Vous êtes là, dans un hamac à vous laisser bercer au rythme de ce léger balancement qu'un vent doux favorise. Les feuillages qui vous surplombent fourmillent d'oiseaux, l'air est délicieusement chaud et devrait donner à vos soirées, à l'heure où le soleil disparaît derrière les collines, une agréable sensation de bien-être et d'apaisement.

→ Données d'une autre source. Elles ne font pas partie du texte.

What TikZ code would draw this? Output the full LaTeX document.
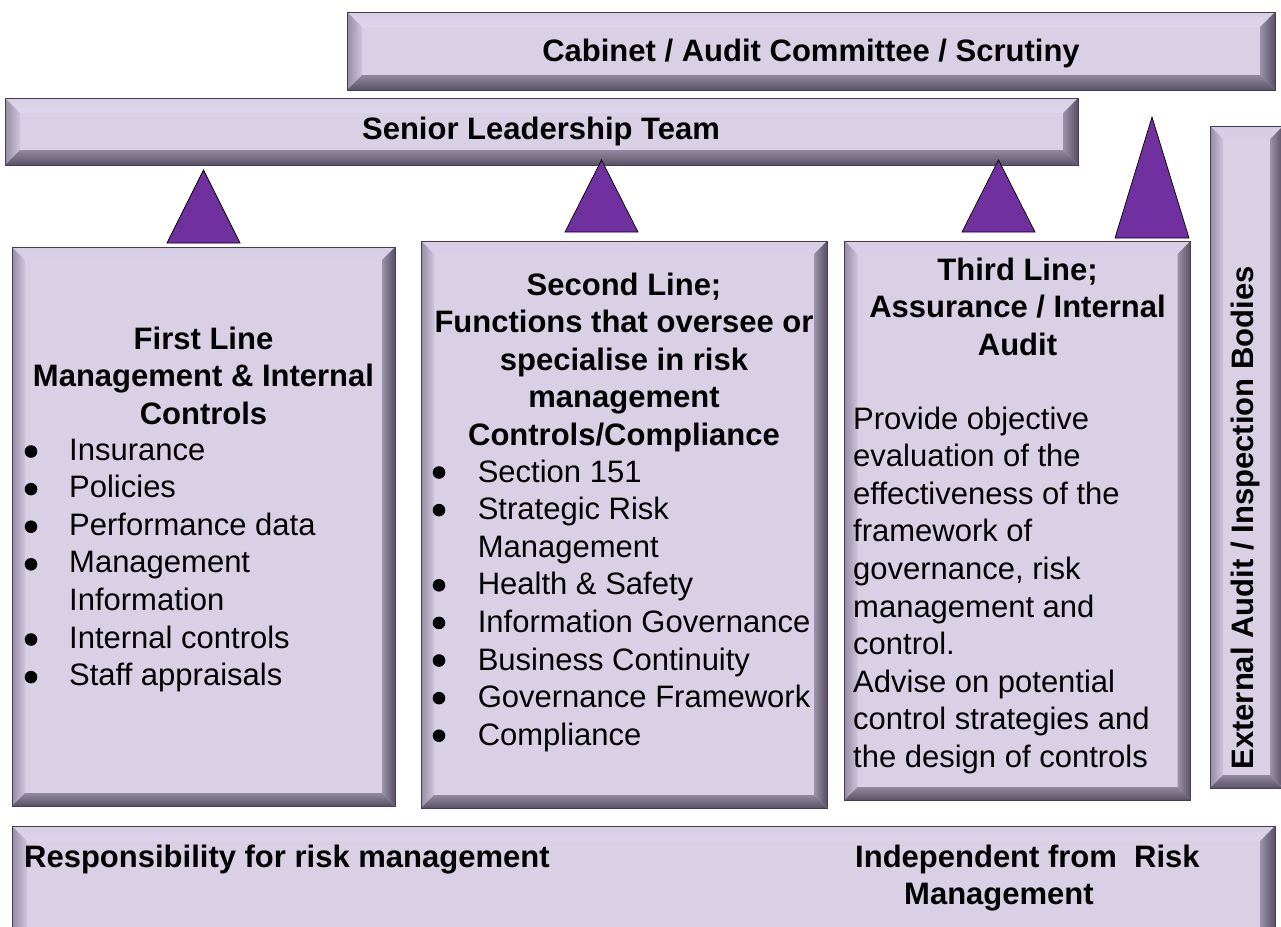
\documentclass[tikz,border=0pt]{standalone}
\usepackage{fontspec}
\setmainfont{Liberation Sans}
\definecolor{bvface}{RGB}{217,208,230}
\definecolor{bvedge}{RGB}{70,60,85}
\definecolor{bvtopo}{RGB}{215,206,230}
\definecolor{bvtopi}{RGB}{248,246,252}
\definecolor{bvlefto}{RGB}{150,140,165}
\definecolor{bvlefti}{RGB}{205,197,220}
\definecolor{bvrighti}{RGB}{155,145,170}
\definecolor{bvrighto}{RGB}{90,80,100}
\definecolor{bvboti}{RGB}{145,137,160}
\definecolor{bvboto}{RGB}{90,83,100}
\definecolor{tri}{RGB}{112,48,160}
\newcommand\bevelpic[1]{%
  \path[top color=bvtopo,bottom color=bvtopi] (path picture bounding box.north west) -- (path picture bounding box.north east) -- ([shift={(-#1pt,-#1pt)}]path picture bounding box.north east) -- ([shift={(#1pt,-#1pt)}]path picture bounding box.north west) -- cycle;
  \path[left color=bvlefto,right color=bvlefti] (path picture bounding box.north west) -- ([shift={(#1pt,-#1pt)}]path picture bounding box.north west) -- ([shift={(#1pt,#1pt)}]path picture bounding box.south west) -- (path picture bounding box.south west) -- cycle;
  \path[left color=bvrighti,right color=bvrighto] (path picture bounding box.north east) -- ([shift={(-#1pt,-#1pt)}]path picture bounding box.north east) -- ([shift={(-#1pt,#1pt)}]path picture bounding box.south east) -- (path picture bounding box.south east) -- cycle;
  \path[top color=bvboti,bottom color=bvboto] (path picture bounding box.south west) -- ([shift={(#1pt,#1pt)}]path picture bounding box.south west) -- ([shift={(-#1pt,#1pt)}]path picture bounding box.south east) -- (path picture bounding box.south east) -- cycle;
}
\tikzset{
  bevel/.style={draw=bvedge,line width=0.9pt,fill=bvface,rectangle,inner sep=0pt,path picture={\bevelpic{#1}}},
  txt/.style={inner sep=0pt,font=\fontsize{31}{37.6}\selectfont},
  btxt/.style={inner sep=0pt,font=\fontsize{31}{37.6}\selectfont\bfseries},
  arrowtri/.style={fill=tri,draw=black,line width=0.7pt,line join=miter},
  bulletdot/.style={fill=black},
}
\begin{document}
\begin{tikzpicture}[x=1pt,y=-1pt]
\useasboundingbox (0,0) rectangle (1281,926);
\clip (0,0) rectangle (1281,926);
\fill[white] (0,0) rectangle (1281,926);
% bars
\node[bevel=15,minimum width=928pt,minimum height=78pt] (cab) at (811,51) {};
\node[btxt] (cabt) at (811,53) {Cabinet / Audit Committee / Scrutiny};
\node[bevel=15,minimum width=1073pt,minimum height=67pt] (slt) at (541.5,131.5) {};
\node[btxt] (sltt) at (541,131) {Senior Leadership Team};
% external audit
\node[bevel=13,minimum width=73pt,minimum height=662pt] (ext) at (1246.5,457) {};
\node[btxt,rotate=90,anchor=base] (extt) at (1253,518) {External Audit / Inspection Bodies};
% triangles
\draw[arrowtri] (167,243) -- (203.5,170) -- (240,243) -- cycle;
\draw[arrowtri] (565,232) -- (601.5,160) -- (638,232) -- cycle;
\draw[arrowtri] (962,232) -- (998.5,160) -- (1035,232) -- cycle;
\draw[arrowtri] (1115,238) -- (1152,117) -- (1189,238) -- cycle;
% first line
\node[bevel=13,minimum width=383pt,minimum height=559pt] (first) at (203.5,526.5) {};
\node[btxt,align=center,anchor=north] (firsth) at (203.5,326.5) {First Line\\Management \& Internal\\Controls};
\node[txt,align=left,anchor=north west] (firstl) at (69,438.5) {Insurance\\Policies\\Performance data\\Management\\Information\\Internal controls\\Staff appraisals};
\foreach \k in {0,1,2,3,5,6}
  \fill[bulletdot] (31,451.5+37.6*\k) circle (6.3pt);
% second line
\node[bevel=13,minimum width=406pt,minimum height=567pt] (second) at (624,524.5) {};
\node[btxt,align=center,anchor=north] (secondh) at (624,272.5) {Second Line;\\Functions that oversee or\\specialise in risk\\management\\Controls/Compliance};
\node[txt,align=left,anchor=north west] (secondl) at (477.6,459.5) {Section 151\\Strategic Risk\\Management\\Health \& Safety\\Information Governance\\Business Continuity\\Governance Framework\\Compliance};
\foreach \k in {0,1,3,4,5,6,7}
  \fill[bulletdot] (439,472.5+37.6*\k) circle (6.3pt);
% third line
\node[bevel=13,minimum width=346pt,minimum height=559pt] (third) at (1017.5,520.5) {};
\node[btxt,align=center,anchor=north] (thirdh) at (1017.5,257.5) {Third Line;\\Assurance / Internal\\Audit};
\node[txt,align=left,anchor=north west] (thirdb) at (853,406.5) {Provide objective\\evaluation of the\\effectiveness of the\\framework of\\governance, risk\\management and\\control.\\Advise on potential\\control strategies and\\the design of controls};
% bottom
\node[bevel=15,minimum width=1263pt,minimum height=124pt] (bottom) at (643.5,888) {};
\node[btxt,anchor=base west] (respt) at (24,867) {Responsibility for risk management};
\node[btxt,anchor=base west] (indt) at (855,867) {Independent from\ \ Risk};
\node[btxt,anchor=base west] (indt2) at (904,904) {Management};
\end{tikzpicture}
\end{document}
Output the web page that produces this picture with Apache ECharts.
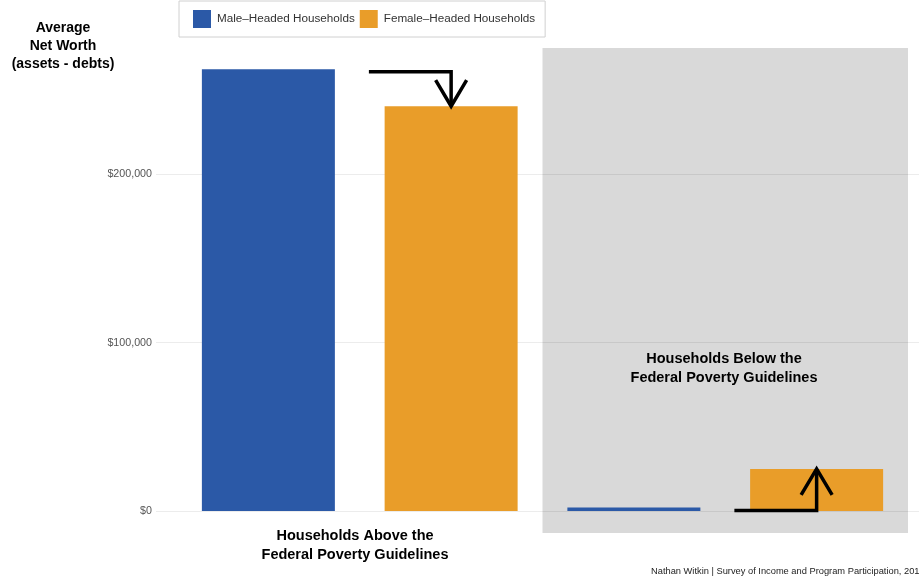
<!DOCTYPE html>
<html>
<head>
<meta charset="utf-8">
<script src="https://cdn.jsdelivr.net/npm/echarts@6/dist/echarts.min.js"></script>
<style>html,body{margin:0;padding:0;background:#fff;}#c{width:919px;height:579px;}</style>
</head>
<body>
<div id="c"></div>
<script>
// ---- data ----
var groupNames = ['Households Above the\nFederal Poverty Guidelines', 'Households Below the\nFederal Poverty Guidelines'];
var seriesNames = ['Male\u2013Headed Households', 'Female\u2013Headed Households'];
var maleValues = [262500, 2000];     // above, below
var femaleValues = [240500, 25000];  // above, below
var tickValues = [0, 100000, 200000];
// bar slot positions (1..4): male-above, female-above, male-below, female-below
var maleSlots = [1, 3];
var femaleSlots = [2, 4];
// arrows: [xStart, xEnd, yStart, yEnd]
var arrows = [[1.55, 2.0, 261000, 240500], [3.55, 4.0, 300, 25000]];
// shaded region for below-poverty group
var shadeX = [2.5, 4.5];

var yMin = -13100, yMax = 275100;
var FONT = '"Liberation Sans", Arial, Helvetica, sans-serif';
var BLUE = '#2b59a7', ORANGE = '#e99d29';

var chart = echarts.init(document.getElementById('c'), null, {renderer: 'canvas'});

function pairs(xs, ys) { return xs.map(function (x, i) { return [x, ys[i]]; }); }

var option = {
  animation: false,
  backgroundColor: '#ffffff',
  textStyle: {fontFamily: FONT},
  legend: {
    data: seriesNames,
    left: 179, top: 1,
    padding: [9, 10, 9, 14],
    itemWidth: 18, itemHeight: 18, itemGap: 5,
    icon: 'rect',
    borderColor: '#d0d0d0', borderWidth: 1,
    backgroundColor: '#ffffff',
    textStyle: {fontSize: 11.7, color: '#333', fontFamily: FONT, padding: [0, 0, 0, 1]}
  },
  grid: [
    {left: 177, right: 11, top: 48, bottom: 46},
    {left: 156, right: 0, top: 48, bottom: 46}
  ],
  xAxis: [
    {gridIndex: 0, type: 'value', min: 0.5, max: 4.5, show: false},
    {gridIndex: 1, type: 'value', min: 0, max: 1, show: false}
  ],
  yAxis: [
    {gridIndex: 0, type: 'value', min: yMin, max: yMax, show: false},
    {gridIndex: 1, type: 'value', min: yMin, max: yMax, z: 1,
      axisLine: {show: false},
      axisTick: {show: false, customValues: tickValues},
      axisLabel: {customValues: tickValues, fontSize: 10.7, color: '#555', margin: 4, fontFamily: FONT,
        formatter: function (v) { return '$' + v.toLocaleString('en-US'); }},
      splitLine: {show: true, lineStyle: {color: 'rgba(0,0,0,0.075)', width: 1}}
    }
  ],
  series: [
    {
      name: 'shade', type: 'line', xAxisIndex: 0, yAxisIndex: 0, data: [], z: 0,
      markArea: {
        silent: true, z: 0,
        itemStyle: {color: '#d9d9d9'},
        data: [[{xAxis: shadeX[0], yAxis: yMin}, {xAxis: shadeX[1], yAxis: yMax}]]
      }
    },
    {
      name: seriesNames[0], type: 'bar', xAxisIndex: 0, yAxisIndex: 0, z: 3,
      barWidth: 133, barGap: '-100%',
      itemStyle: {color: BLUE},
      data: pairs(maleSlots, maleValues)
    },
    {
      name: seriesNames[1], type: 'bar', xAxisIndex: 0, yAxisIndex: 0, z: 3,
      barWidth: 133, barGap: '-100%',
      itemStyle: {color: ORANGE},
      data: pairs(femaleSlots, femaleValues)
    },
    {
      name: 'arrows', type: 'custom', xAxisIndex: 0, yAxisIndex: 0, z: 5, clip: false,
      encode: {x: [0, 1], y: [2, 3]},
      data: arrows,
      renderItem: function (params, api) {
        var p1 = api.coord([api.value(0), api.value(2)]);
        var p2 = api.coord([api.value(1), api.value(2)]);
        var p3 = api.coord([api.value(1), api.value(3)]);
        var dy = p1[1] > p3[1] ? 26 : -26;
        var st = {stroke: '#000', lineWidth: 3.5, fill: null, lineJoin: 'miter', lineCap: 'butt'};
        return {
          type: 'group',
          children: [
            {type: 'polyline', shape: {points: [p1, p2, p3]}, style: st},
            {type: 'polyline', shape: {points: [[p3[0] - 15.5, p3[1] + dy], p3, [p3[0] + 15.5, p3[1] + dy]]}, style: st}
          ]
        };
      }
    }
  ],
  graphic: [
    {type: 'text', z: 100, x: 63, y: 19, style: {text: 'Average\nNet Worth\n(assets - debts)', font: 'bold 14px ' + FONT, fill: '#000', align: 'center', lineHeight: 18}},
    {type: 'text', z: 100, x: 355, y: 527, style: {text: groupNames[0], font: 'bold 14.5px ' + FONT, fill: '#000', align: 'center', lineHeight: 18.5}},
    {type: 'text', z: 100, x: 724, y: 350, style: {text: groupNames[1], font: 'bold 14.5px ' + FONT, fill: '#000', align: 'center', lineHeight: 18.5}},
    {type: 'text', z: 100, x: 651, y: 567, style: {text: 'Nathan Witkin | Survey of Income and Program Participation, 2014', font: '9.3px ' + FONT, fill: '#222', align: 'left'}}
  ]
};
chart.setOption(option);
</script>
</body>
</html>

Et pourtant, ce farniente, que l'on espérait goûter quelques jours, est vite contrarié. Être ainsi agréablement livré à soi-même, à la rêverie, à la contemplation de paysages sublimes qui semblent s'offrir à vous comme un don divin, à ces petits bonheurs que sait si bien décrire Philippe Delerm : une gorgée de thé brûlant, aspirée bruyamment en plein midi, quand le soleil brûle et qu'elle vous désaltère pourtant; une paire de vieilles Ray Ban retrouvées dans un tiroir et que vous n'avez pas mises depuis si longtemps : tout cela devient vite à vos yeux une succession d'instants futiles lorsque, dans le désoeuvrement qui est le vôtre, apparaissent à votre esprit les hantises et les obsessions que chacun d'entre nous porte en lui. C'est là qu'elles surgissent, parce que l'esprit, soudain dégagé des contraintes professionnelles, en une insolente alchimie, fait émerger à la surface de la mémoire ce que vous refouliez inconsciemment quelques jours auparavant encore, submergé par le stress et le rythme intense d'une vie de travail.
Des images apparaissent : on se revoit à 30 ans, sur une photo d'affiche électorale, et hier dans un jardin, quelques décennies plus tard. On mesure, à les regarder, une nouvelle fois, la vitesse à laquelle s'écoule le sablier.
On se remémore l'incroyable temps perdu à consacrer à d'autres ce qui eût pu être consacré à se construire soi-même, à donner sans compter de son énergie, de ses idées à des personnages qui en tirèrent profit pour eux-mêmes, sans gratitude, construisirent leur image quand vous, vous restiez en arrière-plan : le type là, sur la photo, un peu flouté mais dont la silhouette se devine et est reconnaissable. 
On pense aux projets imaginés si souvent, porteurs d'espérance, que l'on n'a pas su ou pu mener à bien et qui eussent pourtant, peut-être, changé le cours de votre existence; aux échecs aussi, que l'on dut surmonter et dont l'amertume reste encore sur les lèvres.
On pense aux trahisons et aux traîtres, avec ce mépris mêlé d'une envie furieuse d'un découdre, qui ne vous quittera jamais.
On pense aux moments heureux, avec nostalgie, et le regret de ne pas les avoir vécus plus intensément.
Tout cela défile, le film d'une vie qui continue et qui fascine. On se projette donc, pour chercher à s'extraire de ce chaos des images en pensant à Malraux : "Pour l'essentiel, l'homme est ce qu'il cache : un misérable petit tas de secrets."
Le hamac continue à vous bercer nonchalamment, sous les palmes, objet indifférent à vos petits états d'âme.
Il est l'heure de s'en extraire et d'aller marcher sur ces chemins d'où se fixe l'horizon. Là se forgent les résolutions.